Zennstrom was, in fact, the first person to accept an invitation to the inaugural F.ounders. “As for Silicon valley,” Cosgrave said, “I could pretend it was because I was incredibly charming, but in reality, I wrote to so many people that in the end the two most curious guys on the West coast got back to me: Jack Dorsey of Twitter and Chad Hurley of YouTube.” Both Dorsey and Hurley come from Irish backgrounds. Dorsey’s family name was originally Darcy, but an over-enthusiastic emigration officer changed it. With those three tech superstars were on board, persuading others became much easier.
Cosgrave then recruited flatmate and former asset manager David Kelly and journalist Daire Hickey as his own cofounders. “I was a freelance journalist, ” says Hickey. “I was chasing property developers around the place for the Mail on Sunday. Paddy called me one day around six weeks before the first F.ounders and said, ‘I’ve managed to convince the founders of YouTube, Skype, and Twitter to come to Dublin. Can you help me with publicity and the program?’”
Hickey agreed and then rapidly realized how chaotic the whole project actually was. “Paddy wanted people speaking on gaming and PHP and mobile, and I was meant to run all of this and I had no idea about any of these things,” Hickey says. “But I did convince a lot of media to come to Dublin. There was one point where I turned to Paddy and said we are going to fuck up on a major scale in front of the world’s media and they will all be there going, ‘What the fuck happened? How did we get here? This is the worst event ever!’ We would be embarrassed forever more.”
But somehow the first F.ounders came together and immediately garnered rave reviews. The design of the conference program was also somewhat unconventional. “I’d never really been to a corporate conference.
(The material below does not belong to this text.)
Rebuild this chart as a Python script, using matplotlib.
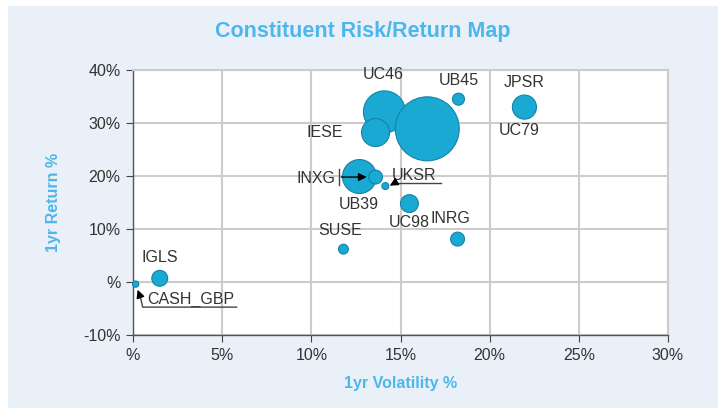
import matplotlib
matplotlib.use("Agg")
import matplotlib.pyplot as plt
from matplotlib.patches import Rectangle

# constituent data: volatility %, return %, weight % (bubble area)
names = ["UC46", "UC79", "IESE", "UB45", "JPSR", "UB39", "INXG", "UKSR",
         "UC98", "INRG", "SUSE", "IGLS", "CASH_GBP"]
volatility = [14.1, 16.5, 13.6, 18.25, 21.95, 12.7, 13.6, 14.15, 15.5, 18.2, 11.8, 1.5, 0.15]
returns = [32.1, 28.9, 28.2, 34.5, 33.0, 19.9, 19.8, 18.1, 14.8, 8.1, 6.2, 0.7, -0.4]
weights = [18.2, 42.3, 8.1, 1.5, 6.0, 11.9, 2.0, 0.5, 3.3, 2.0, 1.0, 2.6, 0.4]

x_ticks = [0, 5, 10, 15, 20, 25, 30]
x_labels = ["%", "5%", "10%", "15%", "20%", "25%", "30%"]
y_ticks = [-10, 0, 10, 20, 30, 40]
y_labels = ["-10%", "%", "10%", "20%", "30%", "40%"]

blue = "#1AA9D2"
edge = "#1383A8"
title_blue = "#4DB6EC"

plt.rcParams["font.family"] = ["Liberation Sans", "DejaVu Sans"]

fig = plt.figure(figsize=(7.25, 4.09), dpi=100)
fig.patches.append(Rectangle((8 / 725, 1 / 409), 710 / 725, 402 / 409, transform=fig.transFigure,
                             facecolor="#E9F0F7", edgecolor="none", zorder=-10))

ax = fig.add_axes([133 / 725, 1 - 335 / 409, 535 / 725, 265 / 409])
ax.set_zorder(1)
ax.set_xlim(0, 30)
ax.set_ylim(-10, 40)
ax.set_xticks(x_ticks, x_labels, fontsize=11.5, color="#333333")
ax.set_yticks(y_ticks, y_labels, fontsize=11.5, color="#333333")
ax.tick_params(direction="out", length=5, color="#444444", pad=4)
ax.grid(True, color="#CCCCCC", linewidth=1.5, zorder=0)
ax.set_axisbelow(True)
for s in ["top", "right"]:
    ax.spines[s].set_color("#CCCCCC")
    ax.spines[s].set_linewidth(1.5)
for s in ["left", "bottom"]:
    ax.spines[s].set_color("#555555")
    ax.spines[s].set_linewidth(1.0)

sizes = [w * 50.2 for w in weights]
ax.scatter(volatility, returns, s=sizes, color=blue, edgecolors=edge, linewidths=0.8,
           zorder=3, clip_on=False)

fig.text(0.5, 1 - 32 / 409, "Constituent Risk/Return Map", ha="center", va="center",
         fontsize=15.5, fontweight="bold", color=title_blue)
ax.set_xlabel("1yr Volatility %", fontsize=11.5, fontweight="bold", color=title_blue, labelpad=10)
ax.set_ylabel("1yr Return %", fontsize=11.5, fontweight="bold", color=title_blue, labelpad=16)

# label offsets in pixels (dx right, dy up) from each bubble
offsets = {"UC46": (-1, 37), "UC79": (92, -2), "IESE": (-51, 0), "UB45": (0, 19),
           "JPSR": (0, 25), "UB39": (-1, -28), "INXG": (-60, -1), "UKSR": (29, 11),
           "UC98": (0, -19), "INRG": (-7, 21), "SUSE": (-3, 19), "IGLS": (0, 21),
           "CASH_GBP": (55, -15)}
for n, x, y in zip(names, volatility, returns):
    dx, dy = offsets[n]
    ax.annotate(n, (x, y), xytext=(dx * 0.72, dy * 0.72), textcoords="offset points",
                ha="center", va="center", fontsize=11.5, color="#333333", zorder=5)

fig.canvas.draw()


def off(x, y, dx, dy):
    px, py = ax.transData.transform((x, y))
    return ax.transData.inverted().transform((px + dx, py + dy))


def leader(i, pts, arrow_from):
    # polyline through pixel offsets, then arrow to the bubble
    x, y = volatility[i], returns[i]
    data = [off(x, y, a, b) for a, b in pts]
    ax.plot([p[0] for p in data], [p[1] for p in data], color="#444444", lw=1.0, zorder=6,
            clip_on=False)
    ax.annotate("", xy=off(x, y, *arrow_from[1]), xytext=off(x, y, *arrow_from[0]),
                arrowprops=dict(arrowstyle="-|>", color="black", lw=1.0, mutation_scale=12),
                zorder=6)


i = names.index("INXG")
leader(i, [(-37, 8), (-37, -8)], [(-37, 0), (-6, 0)])
i = names.index("UKSR")
leader(i, [(9, 3), (56, 3)], [(9, 3), (2, -1)])
i = names.index("CASH_GBP")
leader(i, [(101, -23), (7, -23), (5, -14)], [(5, -14), (1, -3)])

fig.savefig("out.png", dpi=100)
I went to music festivals, ” explains Cosgrave. “I thought that people really connected with each other and did business deals over a pint or a coffee.”
This led to minimal conference sessions and lots of socializing. This year the formal program included many small group discussions on subjects from robotics to work-life balance, hosted by the founders themselves. It seems to work. Matt Mickiewiecz, cofounder of 99Designs, told me that he met his new business partner at F.ounders 2011. It is rumoured that Uber’s $32 million funding deal went down at the event last year.
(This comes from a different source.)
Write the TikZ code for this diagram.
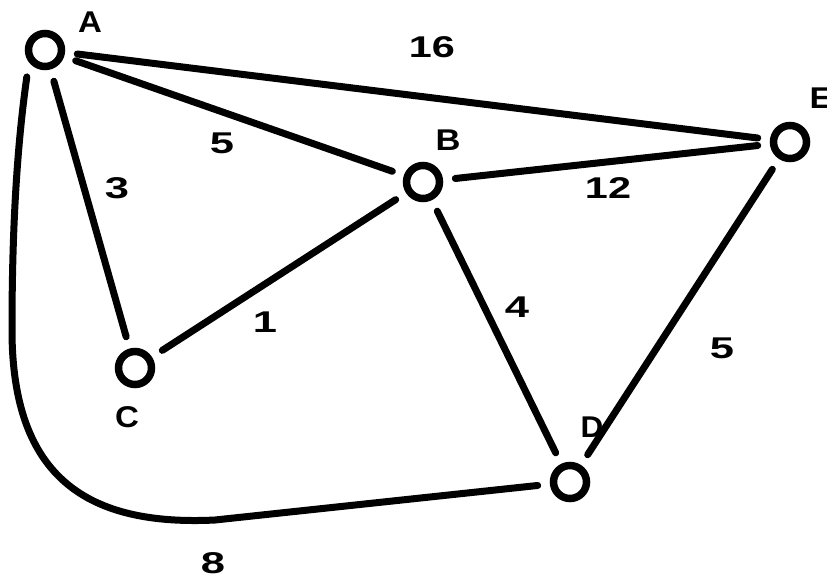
\documentclass[tikz,border=0pt]{standalone}
\usepackage{fontspec}
\setmainfont{Liberation Sans}
\usepackage{graphicx}
\begin{document}
\begin{tikzpicture}[x=1pt,y=-1pt,
  vert/.style={circle,draw,line width=7.5pt,minimum size=33pt,inner sep=0pt,outer sep=16pt},
  edge/.style={line width=7pt,line cap=round},
  vlab/.style={font=\bfseries\fontsize{30}{30}\selectfont,inner sep=0pt},
  wlab/.style={font=\bfseries\fontsize{30}{30}\selectfont,inner sep=0pt}]
\useasboundingbox (0,0) rectangle (827,581);
\fill[white] (0,0) rectangle (827,581);
\node[vert] (A) at (45,50) {};
\node[vert] (B) at (423,182) {};
\node[vert] (C) at (135,368) {};
\node[vert] (D) at (570,482) {};
\node[vert] (E) at (790,142) {};
\node[vlab] (lA) at (90,22) {\scalebox{1.1}[1]{A}};
\node[vlab] (lB) at (448,140) {\scalebox{1.15}[1]{B}};
\node[vlab] (lC) at (127,417) {\scalebox{1.1}[1]{C}};
\node[vlab] (lD) at (592,427) {\scalebox{1.05}[1]{D}};
\node[vlab] (lE) at (821,98) {\scalebox{1.15}[1]{E}};
\draw[edge] (A) -- (E);
\draw[edge] (A) -- (B);
\draw[edge] (A) -- (C);
\draw[edge] (C) -- (B);
\draw[edge] (B) -- (E);
\draw[edge] (B) -- (D);
\draw[edge] (D) -- (E);
\coordinate (k1) at (12,330);
\coordinate (k2) at (215,520);
\draw[edge] (A.236) .. controls (15,160) and (12,250) .. (k1)
  .. controls (12,480) and (90,526) .. (k2) -- (D);
\node[wlab] (w16) at (432,47) {\scalebox{1.38}[1]{16}};
\node[wlab] (w5a) at (222,143) {\scalebox{1.45}[1]{5}};
\node[wlab] (w3) at (117,188) {\scalebox{1.45}[1]{3}};
\node[wlab] (w12) at (608,188) {\scalebox{1.38}[1]{12}};
\node[wlab] (w1) at (265,322) {\scalebox{1.45}[1]{1}};
\node[wlab] (w4) at (517,307) {\scalebox{1.45}[1]{4}};
\node[wlab] (w5b) at (722,348) {\scalebox{1.45}[1]{5}};
\node[wlab] (w8) at (213,563) {\scalebox{1.45}[1]{8}};
\end{tikzpicture}
\end{document}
But F.ounders is less about doing immediate business than about human beings — who happen to create companies — building relationships and having fun together. Most tech conferences have an asymmetry between the speakers, investors, journalists, and everyone else. Founders constantly have to perform. In Dublin, they can relax a bit in the company of their peers. As one founder told me, “No offense, but I would really prefer if you [as a journalist] weren’t here.”
The format encourages serendipity. Anna Scally bumped into Moshi Monsters maker Michael Acton Smith, who gave her a rare “Mr. Moshi” card for her 6-year-old-daughter Eva. The astonished Eva wrapped the card in cling-film to protect it before bringing it to school the next day. Engineyard‘s Eamon Leonard bought a Sunbeam Rapier on the street at 2 a.m. because it was the car his dad sold when he was born to help fund his new family. Everplaces CEO Tine Thygesen found herself chatting to Pinterest founder Paul Sciarra during the pub crawl. When she finally asked for his business card, he looked at her and said, “But can’t we just hang out?” At F.ounders, they probably can.